The Three Kings were the rock stars of the show. My favorites were the local beauty queens dressed up like Angels, though the ones dressed up like some Arabian Nights harem fantasy were fun too.
At night, our daughter was told to leave her shoes outside the door and the kings would put presents in them. She left some snacks in a bowl, with a note in Spanish to the kings. In the morning, score!
When my wife and I lived in South Korea teaching English, Christmas was a whirl of neon lights, electronic Santa gadgets, and cheesy music. All the commercialism, without much of that pesky religious part.
Mostly I remember hanging out with the other teachers we knew in Seoul and partying. In other words, it was just another typical day off, but with better food. One teacher was ex-military and had bought a turkey from the U.S. army base store. We drank wine instead of our usual crappy Korean beer.

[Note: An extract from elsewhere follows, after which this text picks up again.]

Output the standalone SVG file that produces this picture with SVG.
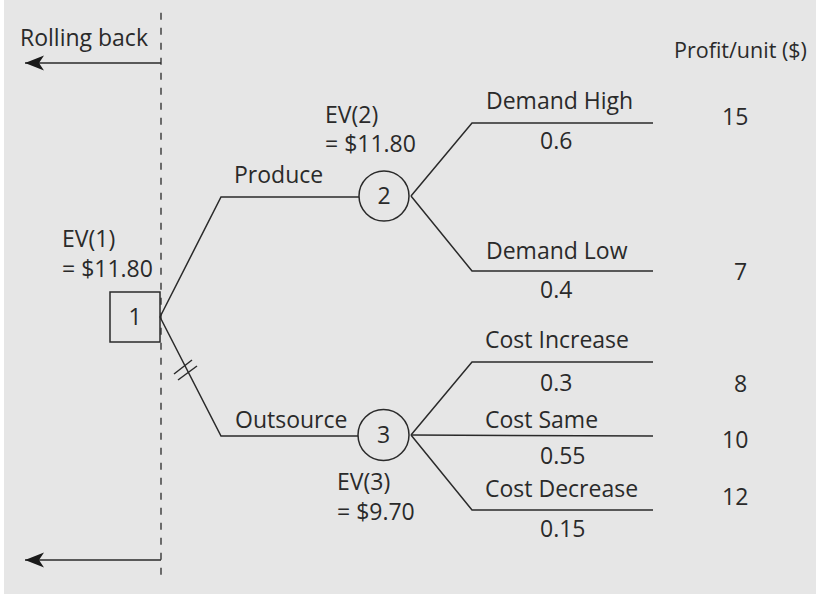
<svg xmlns="http://www.w3.org/2000/svg" width="816" height="594" viewBox="0 0 816 594">
<defs>
<style>
.t{font-family:"Open Sans","Liberation Sans",sans-serif;font-size:23px;fill:#2a2a2a}
.c{text-anchor:middle}
.ln{fill:none;stroke:#2a2a2a;stroke-width:1.5}
.nd{fill:none;stroke:#2a2a2a;stroke-width:1.5}
</style>
<marker id="ah" markerUnits="userSpaceOnUse" markerWidth="22" markerHeight="18" viewBox="-1 -9 22 18" refX="19" refY="0" orient="auto">
<path d="M19,0 L0,-7.5 L5,0 L0,7.5 Z" fill="#1a1a1a"/>
</marker>
</defs>
<rect x="0" y="0" width="816" height="594" fill="#ffffff"/>
<rect x="4" y="0" width="812" height="594" fill="#e6e6e6"/>

<g id="rollback">
<line x1="161" y1="12.7" x2="161" y2="581" stroke="#2a2a2a" stroke-width="1.3" stroke-dasharray="7 8"/>
<line x1="161" y1="63" x2="25" y2="63" stroke="#2a2a2a" stroke-width="1.5" marker-end="url(#ah)"/>
<line x1="161" y1="560" x2="25" y2="560" stroke="#2a2a2a" stroke-width="1.5" marker-end="url(#ah)"/>
<text class="t" x="20" y="46">Rolling back</text>
</g>

<g id="connectors">
<polyline class="ln" points="160,317 221,197 359,197"/>
<polyline class="ln" points="160,317 221,436 358,436"/>
<line class="ln" x1="174" y1="374" x2="192" y2="360"/>
<line class="ln" x1="178" y1="380" x2="197" y2="366"/>
<polyline class="ln" points="411,196 472,123 653,123"/>
<polyline class="ln" points="411,196 472,271 653,271"/>
<polyline class="ln" points="411,435 472,362 653,362"/>
<line class="ln" x1="411" y1="435" x2="653" y2="436"/>
<polyline class="ln" points="411,435 472,510 653,510"/>
</g>

<g id="node1">
<rect class="nd" x="110" y="292" width="50" height="50"/>
<text class="t c" x="135" y="325">1</text>
<text class="t" x="62" y="247">EV(1)</text>
<text class="t" x="62" y="277">= $11.80</text>
</g>

<g id="node2">
<circle class="nd" cx="384" cy="196" r="25"/>
<text class="t c" x="384" y="204">2</text>
<text class="t" x="325" y="123">EV(2)</text>
<text class="t" x="325" y="152">= $11.80</text>
</g>

<g id="node3">
<circle class="nd" cx="383.5" cy="435" r="25.5"/>
<text class="t c" x="383.5" y="443">3</text>
<text class="t" x="337" y="490">EV(3)</text>
<text class="t" x="337" y="520">= $9.70</text>
</g>

<g id="labels">
<text class="t" x="234" y="183">Produce</text>
<text class="t" x="235" y="428">Outsource</text>
<text class="t" x="486" y="109">Demand High</text>
<text class="t" x="540" y="149">0.6</text>
<text class="t" x="486" y="259">Demand Low</text>
<text class="t" x="540" y="298">0.4</text>
<text class="t" x="485" y="348">Cost Increase</text>
<text class="t" x="540" y="391">0.3</text>
<text class="t" x="485" y="428">Cost Same</text>
<text class="t" x="540" y="464">0.55</text>
<text class="t" x="485" y="497">Cost Decrease</text>
<text class="t" x="540" y="537">0.15</text>
</g>

<g id="profits">
<text class="t" x="674" y="58" style="font-size:21.5px">Profit/unit ($)</text>
<text class="t" x="722" y="125">15</text>
<text class="t" x="734" y="280">7</text>
<text class="t" x="734" y="392">8</text>
<text class="t" x="722" y="448">10</text>
<text class="t" x="722" y="505">12</text>
</g>
</svg>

I did get to dress up as Santa for the Wonderland school performance with my youngest class. (Yes, the school where we taught was called Wonderland.) I’m not exactly round, so that was the first and last time for that.
The place we taught English the first time was Istanbul, Turkey. Christmas there was…non-existent. I don’t have one photo from there that has anything to do with that holiday—only New Year’s Eve.
We went to a buffet brunch at the local Holiday Inn Crowne Plaza because it was the only place in our neighborhood with any hint of the holidays in place. We dined on food from home near what was probably the only Christmas tree in a 10-mile radius. Then we did what most expats seem to do over the holidays when living abroad: meet up with each other somewhere to drink. In our suburb of Istanbul, however, that meant beers with some Turkish friends in the mix too, at the Yesel Ev bar—-Green House.
If was a different story for their big holiday: Ramadan. That involved being woken up each morning by a guy beating a drum in the streets, eating meals hidden from the public view during daylight hours so we wouldn’t offend anyone, and eating lots of candy at the end.
What are your holiday memories in foreign places around the world?